According to expert statements, Mr. Grant’s 1000 cc Yamaha motorcycle traveled a distance of 193.75 feet in 1.5 seconds. A competent driver, fully alert and sober, requires 2.5 seconds to react to a hazard.

The experts concluded that the Honda driver, although inebriated, had a reaction time of 2.5 seconds during the incident and did not have enough time to react to the motorcycle approaching at such a high speed.

After a brief deliberation, the jury returned with a unanimous verdict that the manner of death in this incident was misadventure.

Coroner Eileen Nervik had earlier explained to the jury that a verdict of misadventure was appropriate where evidence suggests that a death was an unintended consequence of a deliberate action.

There were multiple witnesses to the incident, including several of Mr. Grant’s friends who had been traveling behind him as the group left the Attic Sports Bar in Queen’s Court Plaza shortly before the accident occurred.

Another witness, who saw the collision from the outside balcony at the Attic, said in his statement that, as the Honda CR-V began to turn right, Mr. Grant revved his motorcycle “a second time and headed to the CR-V.”

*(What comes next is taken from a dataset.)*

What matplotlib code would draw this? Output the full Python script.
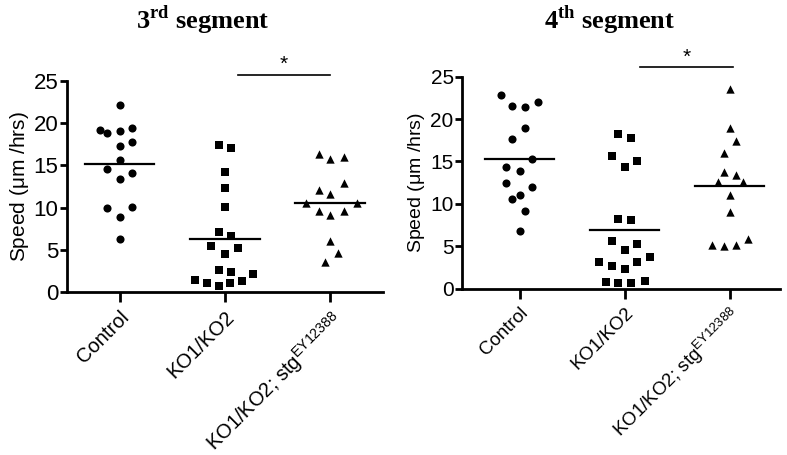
import numpy as np
from matplotlib import pyplot as plt

plt.rcParams['font.family'] = ['Liberation Sans', 'DejaVu Sans']
plt.rcParams['mathtext.fontset'] = 'custom'
plt.rcParams['mathtext.rm'] = 'Liberation Sans'
plt.rcParams['mathtext.it'] = 'Liberation Sans'
plt.rcParams['mathtext.bf'] = 'Liberation Serif:bold'

categories = ["Control", "KO1/KO2", "KO1/KO2; stg$^{\\mathrm{EY12388}}$"]
titles = ["3$^{\\mathbf{rd}}$ segment", "4$^{\\mathbf{th}}$ segment"]

# 3rd segment
seg3_control = [22.1, 19.2, 18.8, 19.1, 19.4, 17.7, 17.3, 15.6, 14.6, 14.1, 13.4, 10.0, 10.1, 8.9, 6.3]
seg3_control_dx = [0, -0.19, -0.12, 0, 0.12, 0.12, 0, 0, -0.12, 0.12, 0, -0.12, 0.12, 0, 0]
seg3_ko = [17.4, 17.0, 14.2, 12.3, 10.1, 7.1, 6.65, 5.5, 4.5, 5.2, 2.6, 2.4, 2.2, 1.5, 1.15, 0.8, 1.05, 1.35]
seg3_ko_dx = [-0.06, 0.06, 0, 0, 0, -0.06, 0.06, -0.13, 0, 0.12, -0.06, 0.06, 0.27, -0.28, -0.17, -0.06, 0.05, 0.165]
seg3_stg = [16.3, 15.7, 16.0, 12.1, 11.6, 12.9, 10.5, 10.5, 9.6, 9.1, 9.6, 6.1, 4.7, 3.6]
seg3_stg_dx = [-0.105, 0, 0.13, -0.11, 0, 0.13, -0.23, 0.25, -0.11, 0, 0.13, 0, 0.07, -0.05]

# 4th segment
seg4_control = [22.8, 21.5, 21.4, 22.0, 19.0, 17.7, 15.3, 14.3, 13.9, 12.5, 12.0, 11.1, 10.6, 9.2, 6.8]
seg4_control_dx = [-0.18, -0.07, 0.05, 0.17, 0.05, -0.07, 0.12, -0.13, 0, -0.13, 0.12, 0, -0.07, 0.05, 0]
seg4_ko = [18.2, 17.8, 15.6, 15.05, 14.3, 8.25, 8.05, 5.6, 5.3, 4.6, 3.7, 3.2, 3.1, 2.7, 2.3, 0.8, 0.65, 0.7, 0.9]
seg4_ko_dx = [-0.06, 0.06, -0.12, 0.12, 0, -0.06, 0.06, -0.12, 0.12, 0, 0.24, -0.24, 0.12, -0.12, 0, -0.18, -0.06, 0.06, 0.19]
seg4_stg = [23.5, 19.0, 17.4, 16.0, 13.8, 13.4, 12.6, 12.6, 11.1, 9.0, 5.15, 5.0, 5.15, 5.9]
seg4_stg_dx = [0, 0, 0.06, -0.05, -0.05, 0.06, -0.11, 0.13, 0, 0, -0.17, -0.05, 0.06, 0.18]

markers = ["o", "s", "^"]
marker_sizes = [34, 30, 36]

panels = [
    dict(groups=[(seg3_control, seg3_control_dx), (seg3_ko, seg3_ko_dx), (seg3_stg, seg3_stg_dx)],
         rect=[0.085, 0.3576, 0.4015, 0.465], xlim=(-0.5, 2.5), sig=(1.12, 2.0, 25.7),
         title_x=0.257, fs=15),
    dict(groups=[(seg4_control, seg4_control_dx), (seg4_ko, seg4_ko_dx), (seg4_stg, seg4_stg_dx)],
         rect=[0.587, 0.3655, 0.404, 0.466], xlim=(-0.55, 2.48), sig=(1.15, 2.03, 26.1),
         title_x=0.775, fs=14),
]

fig = plt.figure(figsize=(7.87, 4.55), dpi=100)

for i, p in enumerate(panels):
    ax = fig.add_axes(p["rect"])
    for j, (vals, dx) in enumerate(p["groups"]):
        x = j + np.array(dx)
        ax.scatter(x, vals, marker=markers[j], s=marker_sizes[j], color="black",
                   linewidths=0, zorder=3)
        m = np.mean(vals)
        ax.plot([j - 0.33, j + 0.33], [m, m], color="black", lw=1.6, zorder=2)

    x0, x1, ys = p["sig"]
    ax.plot([x0, x1], [ys, ys], color="black", lw=1.2, clip_on=False)
    ax.text((x0 + x1) / 2, ys + 0.1, "*", ha="center", va="bottom", fontsize=15,
            clip_on=False)

    ax.set_xlim(*p["xlim"])
    ax.set_ylim(0, 25)
    ax.set_yticks([0, 5, 10, 15, 20, 25])
    ax.set_xticks(range(3))
    ax.set_xticklabels(categories, rotation=45, ha="right", rotation_mode="anchor",
                       fontsize=p["fs"] - 0.5)
    ax.tick_params(axis="y", labelsize=p["fs"] + 1, width=2, length=5, pad=1)
    ax.tick_params(axis="x", width=2, length=7, pad=4)
    for s in ["top", "right"]:
        ax.spines[s].set_visible(False)
    for s in ["left", "bottom"]:
        ax.spines[s].set_linewidth(2)
    ax.set_ylabel("Speed ($\\mu$m /hrs)", fontsize=p["fs"], labelpad=2)

    fig.text(p["title_x"], 0.955, titles[i], ha="center", va="center",
             fontsize=19, fontweight="bold", family="Liberation Serif")

fig.savefig("out.png", dpi=100)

“I saw him attempt to dodge the CR-V and hit the telephone pole and sparks began to fly out of the transformer,” the witness said in his statement.

A security guard at the plaza said he had witnessed Mr. Grant “wheelie” his motorcycle, and heard the impact of the collision shortly thereafter.

Multiple CCTV cameras also recorded footage of the crash.

The rider of a pedal bicycle was also involved in the incident. The motorcycle clipped a bicycle as its rider was attempting to get out of the way of the vehicle.

The bicycle was damaged but the rider was not injured.